When it comes to things that drive Julius Rhodes, family is the strongest. His business, mpr group, is named after his parents and began because of his father's perspective on the need for human resources at a higher level. As a child, Julius would hear his father discuss the gap in human resources in the meat packing business he worked for. His father felt that his employer wasn't giving the attention needed to create the best work environment for employees.
While Julius was exposed to the issue at a young age, his interested in HR spiked when he read the book The Jungle in high school. "I saw human resources as a way to people like my dad and accomplish what they wanted by meeting their personnel needs," he said.
During his undergrad years at Roosevelt University in Chicago, Julius studied personnel administration and then later received his Masters of Science from Loyola University's Institute of Human Resource and Industrial Relations.
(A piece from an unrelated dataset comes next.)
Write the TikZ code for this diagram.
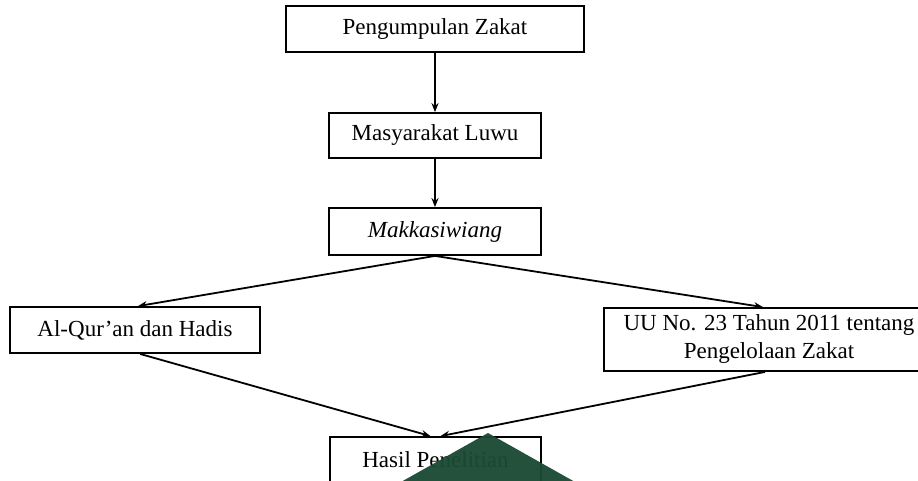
\documentclass[tikz,border=0pt]{standalone}
\usepackage{fontspec}
\setmainfont{Liberation Serif}
\usetikzlibrary{arrows.meta}
\definecolor{tri}{HTML}{1B4A33}
\begin{document}
\begin{tikzpicture}[x=1pt,y=-1pt,
  box/.style={draw=black,line width=1.8pt,fill=white,inner sep=0pt,align=center,
    font=\fontsize{23}{28}\selectfont},
  arr/.style={line width=1.8pt,-{Stealth[length=9pt,width=7pt]}}]
\useasboundingbox (0,0) rectangle (918,481);
\clip (0,0) rectangle (918,481);
\node[box,minimum width=298pt,minimum height=46pt] (p1) at (435,29) {Pengumpulan Zakat};
\node[box,minimum width=212pt,minimum height=45pt] (p2) at (435,135.5) {Masyarakat Luwu};
\node[box,minimum width=212pt,minimum height=47pt] (p3) at (435,231.5) {\itshape Makkasiwiang};
\node[box,minimum width=250pt,minimum height=46pt] (q) at (135,330) {Al-Qur’an dan Hadis};
\node[box,minimum width=330pt,minimum height=63pt] (uu) at (769,339.5) {UU No. 23 Tahun 2011 tentang\\Pengelolaan Zakat};
\node[box,minimum width=211pt,minimum height=46pt] (h) at (435.5,460) {Hasil Penelitian};
\draw[arr] (p1) -- (p2);
\draw[arr] (p2) -- (p3);
\draw[arr] (p3.south) -- ([xshift=3pt]q.north);
\draw[arr] (p3.south) -- ([xshift=-6pt]uu.north);
\draw[arr] ([xshift=5pt]q.south) -- ([xshift=-5pt]h.north);
\draw[arr] ([xshift=-4pt]uu.south) -- ([xshift=5pt]h.north);
\fill[tri,opacity=0.96] (488,433) -- (369,500) -- (607,500) -- cycle;
\end{tikzpicture}
\end{document}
After years of working in HR for various large corporations, he began thinking about the future and how he could contribute at a higher level.
"The birth of my first child put things into a unique perspective. It was at the moment that I wanted to explore the industry and create the best experience for individuals looking to grow," he stated.
Similarly to other founders, Julius met challenges in starting mpr group saying, "Getting away from my comfort zone and a regular income was difficult. I gave up a perception of security for perception of independence."
Julius was also challenged with his own perceptions of self. Thoughts of doubt came to mind when thinking about what he had to offer businesses and who would be willing to hire him. What ultimately catapulted Julius to success was his appreciation for relationship building.
"My greatest achievements from this endeavor has been the relationships that I've built. Being able to have an impact on people and their businesses is rewarding for me. I love helping people move forward and create an impact on real issues with real people," he said.
Those impacts would not have been possible had Julius not followed his own advice for founders stating, "You can't be afraid to admit that you don't know something. You will be found out and it will effect your credibility. You also cannot be afraid to stretch yourself and try new things."
Julius also states that pushing yourself and your comfort zones is only a partial success. "It is one thing to be successful on your own, but it is another to create a community of successful people. You don't get ahead by servicing yourself, always be at the service of others," he advises.